Web Metrics for Library and Information Professionals


  • Martin de Saulles


David Stuart’s “Web Metrics for Library and Information Professionals” is an authoritative overview of the origins of and evolution of web metrics with a focus on their relevance to the information profession. The author’s background as an academic researcher at King’s College London means he approaches the subject more from a research perspective than from a practitioner’s one. This results in a book particularly relevant to an academic audience although practitioners wishing to know more about the technicalities of web metrics will find much of value here.

As a lecturer in digital marketing who teaches across a range of computing and LIS courses, I found the book’s first several chapters especially useful. Stuart describes the connections between bibliometrics and web analytics and shows that librarians have had measurement as a key part of their job for many years.

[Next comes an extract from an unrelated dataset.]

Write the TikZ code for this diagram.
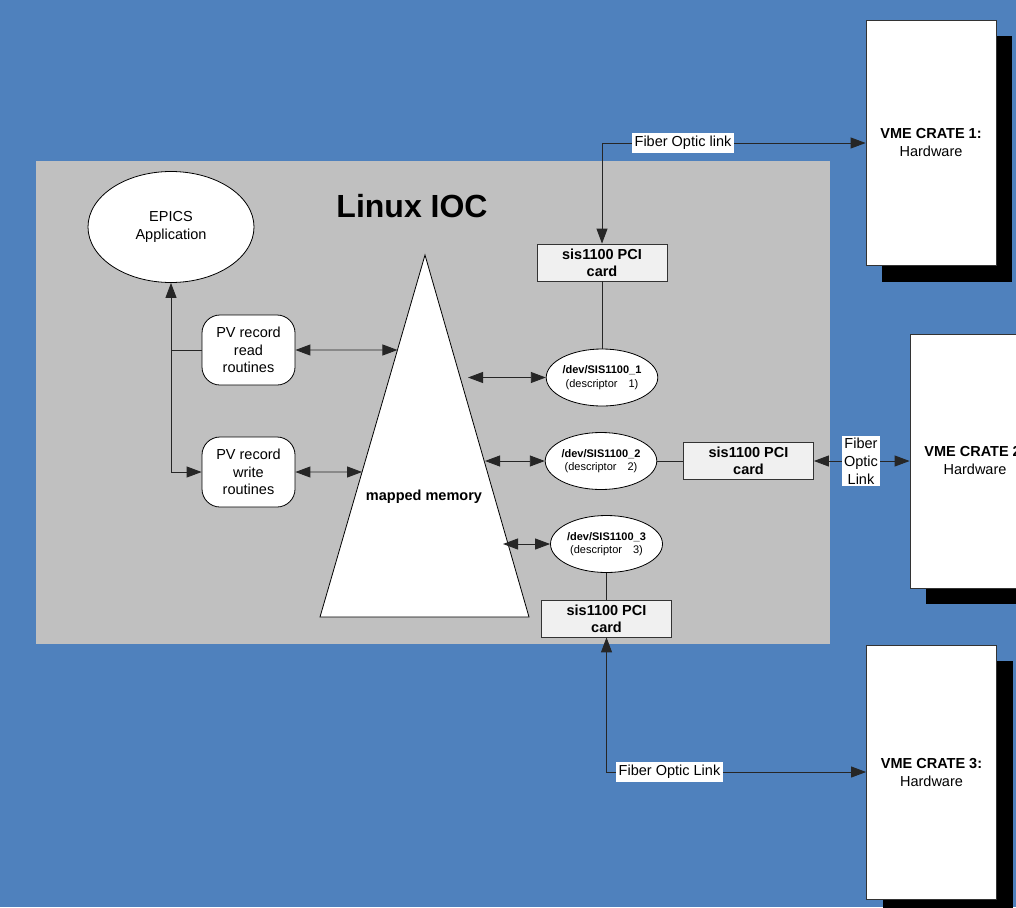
\documentclass[tikz,border=0pt]{standalone}
\usepackage{fontspec}
\setmainfont{Liberation Sans}
\usetikzlibrary{arrows.meta,shapes.geometric,shadows,calc}
\definecolor{bgblue}{HTML}{4F81BD}
\definecolor{iocgray}{HTML}{C0C0C0}
\definecolor{cardfill}{HTML}{F0F0F0}
\begin{document}
\begin{tikzpicture}[x=1pt,y=-1pt,
  txt/.style={font=\fontsize{14.5}{17.5}\selectfont, align=center},
  oval/.style={ellipse, draw=black, fill=white, line width=0.8pt, inner sep=0pt},
  pvbox/.style={draw=black, fill=white, rounded corners=18pt, minimum width=93pt, minimum height=70pt, txt, line width=0.8pt, inner sep=0pt},
  card/.style={draw=black!80, fill=cardfill, minimum width=130pt, minimum height=37pt, inner sep=0pt, font=\bfseries\fontsize{14.5}{16.7}\selectfont, align=center, line width=0.8pt},
  crate/.style={draw=black!80, fill=white, minimum width=130pt, inner sep=0pt, align=center, font=\fontsize{14.5}{18}\selectfont, drop shadow={shadow xshift=16pt, shadow yshift=-16pt, fill=black, opacity=1}, line width=0.8pt},
  lbl/.style={fill=white, inner xsep=2.5pt, inner ysep=3.5pt, font=\fontsize{14.5}{18}\selectfont, align=center},
  link/.style={line width=0.9pt, draw=black!85},
  tip/.tip={Triangle[length=15pt,width=11pt]},
  arr/.style={link, -tip},
  darr/.style={link, tip-tip},
  desc/.style={oval, minimum width=110pt, minimum height=57pt, align=center, font=\fontsize{11}{13.5}\selectfont}
]
\fill[bgblue] (0,0) rectangle (1016,907);
\useasboundingbox (0,0) rectangle (1016,907);
\clip (0,0) rectangle (1016,907);
\fill[iocgray] (36,161) rectangle (830,644);

\node[font=\bfseries\fontsize{32}{38}\selectfont] (title) at (412,206) {Linux IOC};

\node[oval, minimum width=166pt, minimum height=111pt, txt] (epics) at (171,227) {EPICS\\Application};
\node[pvbox] (pvr) at (248.5,350) {PV record\\read\\routines};
\node[pvbox] (pvw) at (248.5,472) {PV record\\write\\routines};

\coordinate (apex) at (425,255);
\coordinate (bl) at (320,617);
\coordinate (br) at (529,617);
\draw[fill=white, line width=0.8pt] (apex) -- (bl) -- (br) -- cycle;
\node[font=\bfseries\fontsize{14.5}{17}\selectfont] (mem) at (424,497) {mapped memory};

\coordinate (mL1) at ($(apex)!0.2624!(bl)$);
\coordinate (mL2) at ($(apex)!0.5994!(bl)$);
\coordinate (mR1) at (468,377.5);
\coordinate (mR2) at (485,461);
\coordinate (mR3) at (503,544);

\node[desc] (d1) at (602,377.5) {\textbf{/dev/SIS1100\_1}\\(descriptor\hspace{8pt} 1)};
\node[desc] (d2) at (601,461) {\textbf{/dev/SIS1100\_2}\\(descriptor\hspace{8pt} 2)};
\node[desc, minimum width=112pt] (d3) at (606.5,544) {\textbf{/dev/SIS1100\_3}\\(descriptor\hspace{8pt} 3)};

\node[card] (c1) at (602,262.5) {sis1100 PCI\\card};
\node[card] (c2) at (748.5,461) {sis1100 PCI\\card};
\node[card] (c3) at (606.5,618.5) {sis1100 PCI\\card};

\node[crate, minimum height=245pt] (v1) at (931,143) {\textbf{VME CRATE 1:}\\Hardware};
\node[crate, minimum height=254pt] (v2) at (975,461) {\textbf{VME CRATE 2:}\\Hardware};
\node[crate, minimum height=254pt] (v3) at (931.5,772) {\textbf{VME CRATE 3:}\\Hardware};

\coordinate (j1) at (171,350);
\coordinate (j2) at (171,472);
\draw[arr] (j2) -- (epics.south);
\draw[link] (pvr.west) -- (j1);
\draw[arr] (j2) -- (pvw.west);
\draw[darr] (pvr.east) -- (mL1);
\draw[darr] (pvw.east) -- (mL2);
\draw[darr] (mR1) -- (d1.west);
\draw[darr] (mR2) -- (d2.west);
\draw[darr] (mR3) -- (d3.west);
\draw[link] (c1.south) -- (d1.north);
\draw[link] (d2.east) -- (c2.west);
\draw[link] (d3.south) -- (c3.north);

\draw[darr] (c1.north) |- (v1.west);
\node[lbl] (l1) at (683,143) {Fiber Optic link};
\draw[darr] (c2.east) -- (v2.west);
\node[lbl, inner ysep=1.5pt] (l2) at (861,461) {Fiber\\Optic\\Link};
\draw[darr] (c3.south) |- (v3.west);
\node[lbl] (l3) at (669.5,772) {Fiber Optic Link};
\end{tikzpicture}
\end{document}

In Chapter 2 he outlines the evolution of metrics as used by the library profession and the origins of web metrics. He makes the point that web analytics have their origins in marketing, making it more applied than bibliometrics, which often have a more abstract heritage. However, he shows that some marketing tools such as Google Trends are also useful for academic researchers because of the breadth of the data they provide access to. The discussion on relational and evaluative metrics may appear a little academic to some readers but it provides a useful foundation for understanding web metrics and how they differ in what they are measuring and how their outputs might be used.